---------- Provided entries
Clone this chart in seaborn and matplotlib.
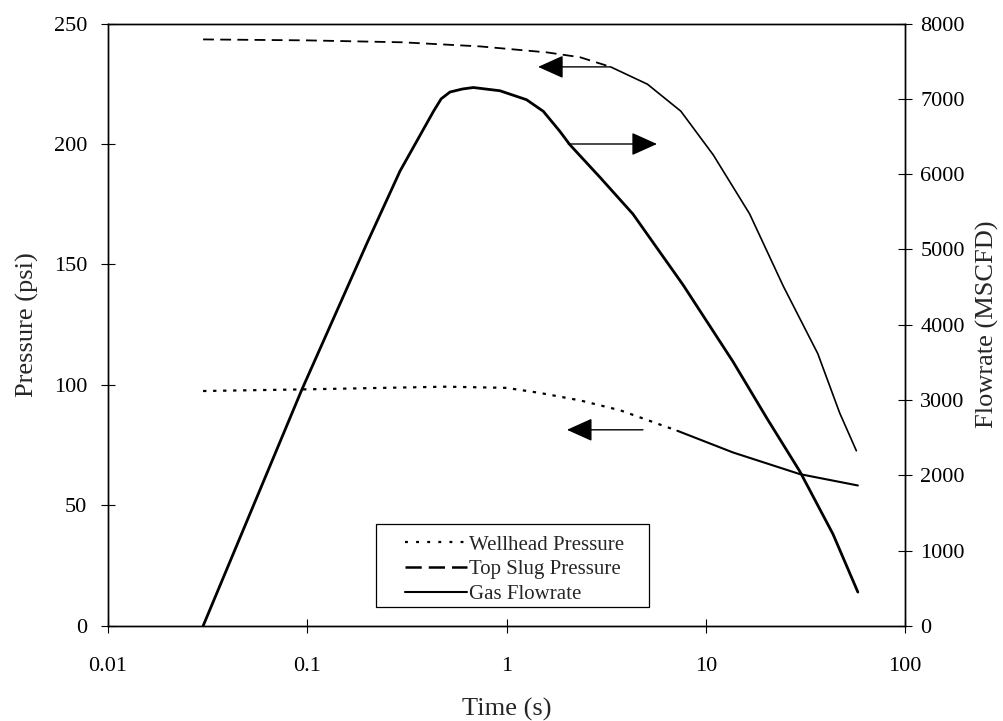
import matplotlib
matplotlib.use("Agg")
import matplotlib.pyplot as plt
import seaborn as sns
import pandas as pd
from matplotlib.lines import Line2D
from matplotlib.patches import Rectangle

# Top slug pressure (psi) vs time (s)
time_top = [0.03, 0.1, 0.3, 0.736, 1.6, 2.34, 3.33, 5.1, 7.5, 10.9, 16.6, 24.5, 36.5, 47, 57]
top_slug = [243.4, 243.0, 242.2, 240.5, 238.0, 236.0, 232.0, 224.8, 213.6, 195.5, 171.0, 141.0, 113.0, 88.4, 72.7]
top_split = 6

# Wellhead pressure (psi) vs time (s)
time_wh = [0.03, 0.1, 0.5, 1.0, 1.47, 2.34, 3.72, 7.2, 13.7, 29.7, 58]
wellhead = [97.5, 98.2, 99.3, 98.8, 96.7, 93.6, 89.5, 81.0, 72.0, 63.0, 58.3]
wh_split = 7

# Gas flowrate (MSCFD) vs time (s)
time_flow = [0.03, 0.0938, 0.1986, 0.292, 0.43, 0.47, 0.52, 0.6, 0.681, 0.927, 1.26, 1.53,
             1.85, 2.08, 2.94, 4.31, 7.69, 13.7, 20.3, 29.7, 43.5, 58]
flow = [0, 3135, 5073, 6040, 6834, 7000, 7090, 7130, 7150, 7107, 6988, 6834,
        6570, 6390, 5960, 5470, 4530, 3510, 2755, 2050, 1220, 450]

x_ticks = [0.01, 0.1, 1, 10, 100]
x_tick_labels = ["0.01", "0.1", "1", "10", "100"]
p_ticks = [0, 50, 100, 150, 200, 250]
q_ticks = [0, 1000, 2000, 3000, 4000, 5000, 6000, 7000, 8000]

sns.set_style("ticks")
plt.rcParams["font.family"] = ["Liberation Serif", "DejaVu Serif"]

fig = plt.figure(figsize=(10.04, 7.21), dpi=100)
ax = fig.add_axes([0.1076, 0.1318, 0.7938, 0.8356])
ax2 = ax.twinx()

top_df = pd.DataFrame({"t": time_top, "p": top_slug})
wh_df = pd.DataFrame({"t": time_wh, "p": wellhead})
flow_df = pd.DataFrame({"t": time_flow, "q": flow})

# pressure curves: broken style early, solid once the curve bends down
sns.lineplot(data=top_df.iloc[:top_split + 1], x="t", y="p", ax=ax, color="black",
             lw=1.3, linestyle=(0, (6, 3.5)), estimator=None, sort=False)
sns.lineplot(data=top_df.iloc[top_split:], x="t", y="p", ax=ax, color="black",
             lw=1.2, estimator=None, sort=False)
sns.lineplot(data=wh_df.iloc[:wh_split + 1], x="t", y="p", ax=ax, color="black",
             lw=1.6, linestyle=(0, (1.5, 3.0)), estimator=None, sort=False)
sns.lineplot(data=wh_df.iloc[wh_split:], x="t", y="p", ax=ax, color="black",
             lw=1.5, estimator=None, sort=False)

sns.lineplot(data=flow_df, x="t", y="q", ax=ax2, color="black", lw=2.0,
             estimator=None, sort=False)

ax.set_xscale("log")
ax.set_xlim(0.01, 100)
ax.set_ylim(0, 250)
ax2.set_ylim(0, 8000)

ax.set_xticks(x_ticks)
ax.set_xticklabels(x_tick_labels)
ax.xaxis.set_minor_locator(matplotlib.ticker.NullLocator())
ax.set_yticks(p_ticks)
ax2.set_yticks(q_ticks)

for a in (ax, ax2):
    a.tick_params(direction="inout", length=10, width=0.8, labelsize=16, colors="black")
    for s in a.spines.values():
        s.set_visible(True)
        s.set_color("black")
        s.set_linewidth(1.0)
ax.tick_params(axis="x", pad=17)
ax.tick_params(axis="y", pad=10)
ax2.tick_params(axis="y", pad=6)

ax.set_xlabel("Time (s)", fontsize=19, labelpad=16)
ax.set_ylabel("Pressure (psi)", fontsize=19)
ax2.set_ylabel("Flowrate (MSCFD)", fontsize=19, labelpad=8)
ax.yaxis.set_label_coords(-0.086, 0.5)

# arrows pointing each curve to its axis
arrow = dict(arrowstyle="-|>,head_length=0.8,head_width=0.36", color="black",
             lw=1.0, mutation_scale=20, shrinkA=0, shrinkB=0)
ax.annotate("", xy=(1.44, 232), xytext=(3.3, 232), arrowprops=arrow)
ax.annotate("", xy=(2.01, 81.4), xytext=(4.84, 81.4), arrowprops=arrow)
ax2.annotate("", xy=(5.69, 6400), xytext=(2.04, 6400), arrowprops=arrow)

handles = [
    Line2D([], [], color="black", lw=1.6, linestyle=(0, (1.3, 3.7))),
    Line2D([], [], color="black", lw=1.8, linestyle=(0, (6.5, 2.8))),
    Line2D([], [], color="black", lw=1.5),
]
labels = ["Wellhead Pressure", "Top Slug Pressure", "Gas Flowrate"]
if ax2.get_legend() is not None:
    ax2.get_legend().remove()
leg = ax2.legend(handles, labels, loc="lower left", bbox_to_anchor=(0.3726, 0.0365),
                 fontsize=15, frameon=False, handlelength=3.0, handletextpad=0.05,
                 borderpad=0, labelspacing=0.245, borderaxespad=0)
leg.set_zorder(6)
box = Rectangle((0.3363, 0.0315), 0.3425, 0.1378, transform=ax2.transAxes,
                facecolor="white", edgecolor="black", lw=0.9, zorder=5)
ax2.add_patch(box)

fig.savefig("out.png", dpi=100, facecolor="white")
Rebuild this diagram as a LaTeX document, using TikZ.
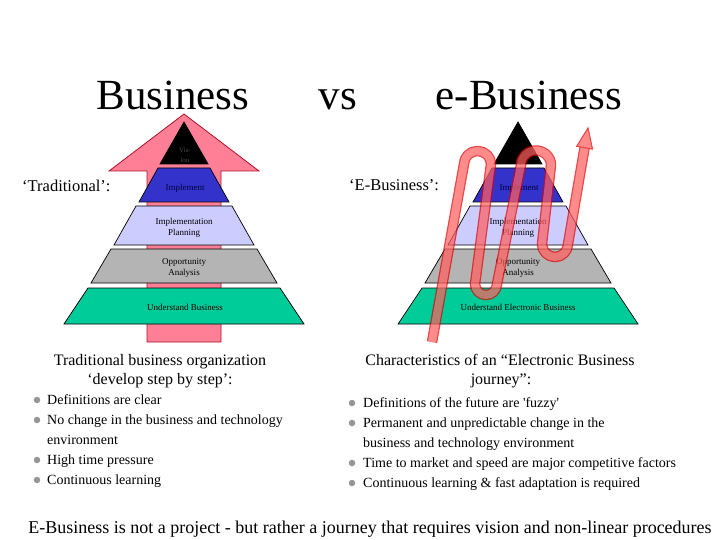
--------------------
- **Your instructions**
Begin at the top of the records above and retype each line exactly until the line containing "wh_split = 7", which is included. Skip all pictures.

- **Solved exercise**
Clone this chart in seaborn and matplotlib.
import matplotlib
matplotlib.use("Agg")
import matplotlib.pyplot as plt
import seaborn as sns
import pandas as pd
from matplotlib.lines import Line2D
from matplotlib.patches import Rectangle

# Top slug pressure (psi) vs time (s)
time_top = [0.03, 0.1, 0.3, 0.736, 1.6, 2.34, 3.33, 5.1, 7.5, 10.9, 16.6, 24.5, 36.5, 47, 57]
top_slug = [243.4, 243.0, 242.2, 240.5, 238.0, 236.0, 232.0, 224.8, 213.6, 195.5, 171.0, 141.0, 113.0, 88.4, 72.7]
top_split = 6

# Wellhead pressure (psi) vs time (s)
time_wh = [0.03, 0.1, 0.5, 1.0, 1.47, 2.34, 3.72, 7.2, 13.7, 29.7, 58]
wellhead = [97.5, 98.2, 99.3, 98.8, 96.7, 93.6, 89.5, 81.0, 72.0, 63.0, 58.3]
wh_split = 7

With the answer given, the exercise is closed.